A single cemetery plot usually costs between $1,000 and $5,000 at a public cemetery and roughly $5,000 to $10,000 or more at a private one. The range is wide because price depends heavily on the area and the cemetery itself. The plot’s own price list is the only figure that’s truly yours.
02Why do cemetery plot prices near me differ so much from another town?
Location is the biggest reason. The same kind of plot can cost several times more in a dense metro area than in a rural county, because land near big cities is scarcer and more expensive. A public cemetery a little farther out, or in a neighboring town, often changes the number meaningfully.
03How do you buy a cemetery plot?
You contact the cemetery directly, choose a section and plot, and sign a deed of interment — which gives you the right to be buried there, not ownership of the land itself. You can buy ahead of time (pre-need) or at the time of need. Ask for the full price list, including opening-and-closing and any required vault, before you sign.
04Can you sell a cemetery plot you no longer need?
Often, yes, though the rules belong to the cemetery.
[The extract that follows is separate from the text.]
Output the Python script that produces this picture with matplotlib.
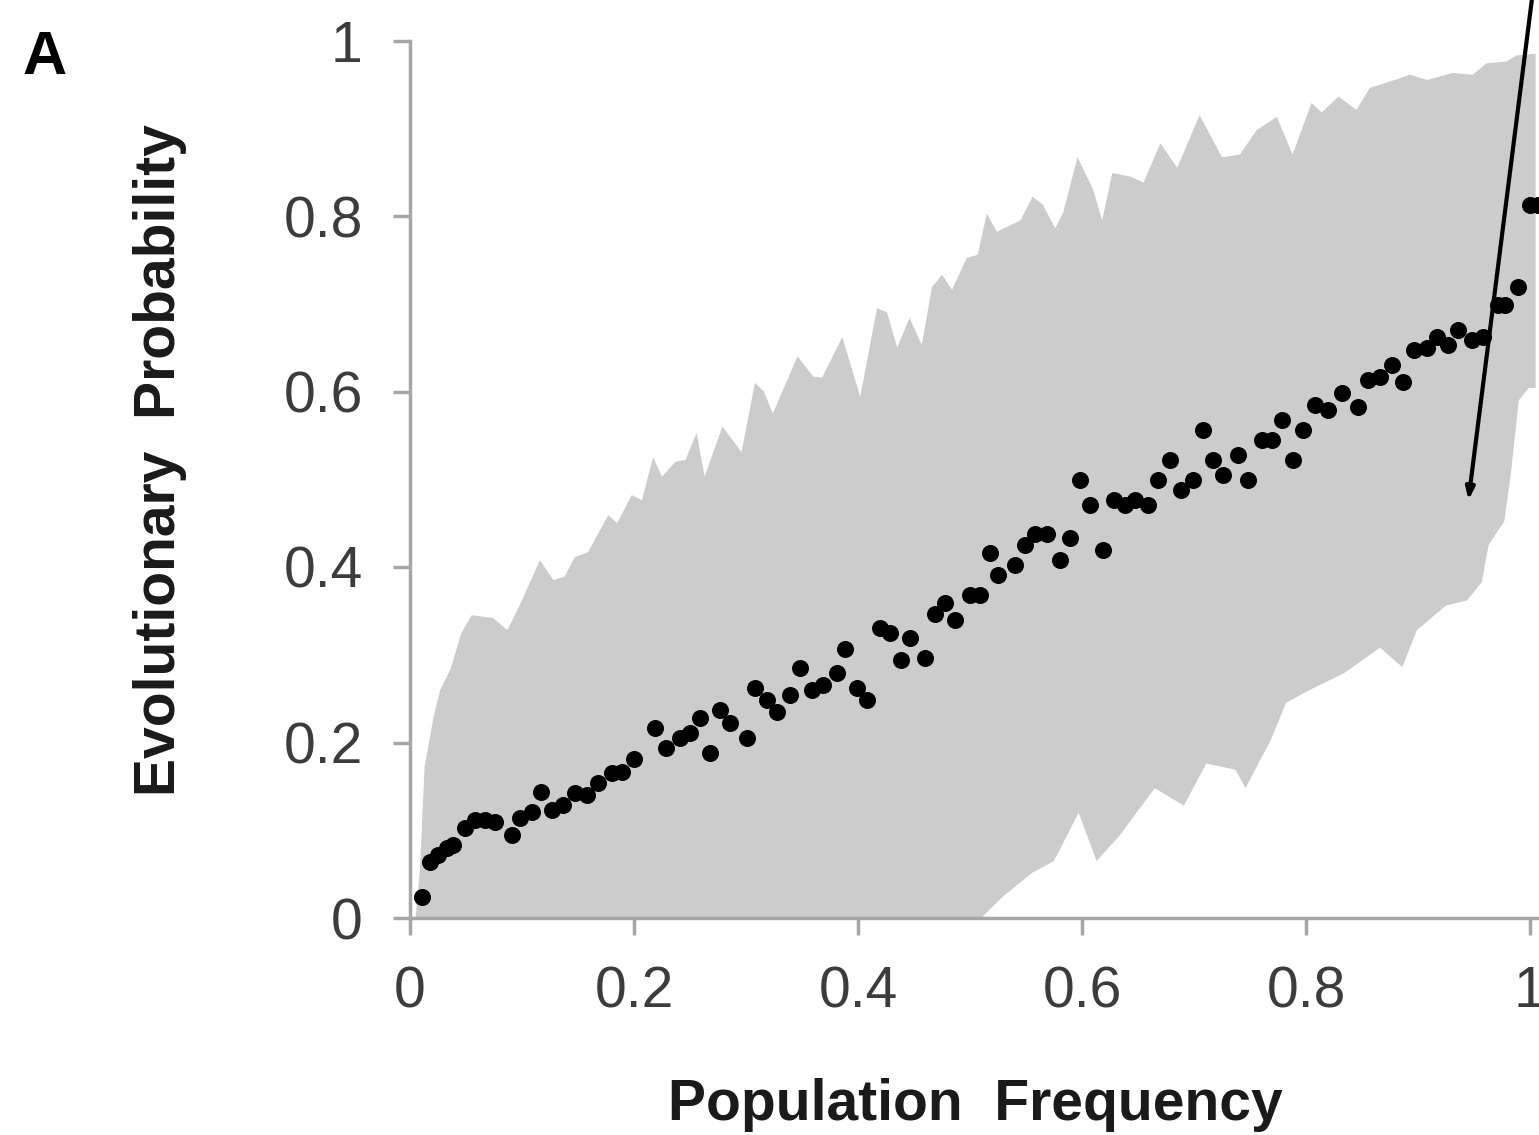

Many cemeteries will buy a plot back, usually at the original price rather than today’s, and some let you resell privately with their approval and a transfer fee. Read the deed of interment and call the cemetery office first — selling almost always runs through them.
05Does the cemetery plot price include opening and closing the grave?
Usually not. The opening-and-closing fee — the labor to dig and fill the grave on the day of the service — is almost always separate, commonly $1,000 to $2,500 for a casket burial. Always ask whether it’s included before you compare two cemeteries by plot price alone.
06Are veterans entitled to a free cemetery plot?
Eligible veterans can be buried at no cost for the plot in a VA national cemetery, which also includes opening and closing, a grave liner, and a government headstone or marker. Eligibility and details are explained on VA.gov. Many families don’t realize the benefit exists until they ask.
07How do families usually pay for a cemetery plot?
Some pay the cemetery directly or pre-purchase the plot. Others use a small life insurance policy — often called final expense or burial insurance — designed to leave money quickly to whoever is handling arrangements, so the plot and the costs around it are covered without dipping into savings.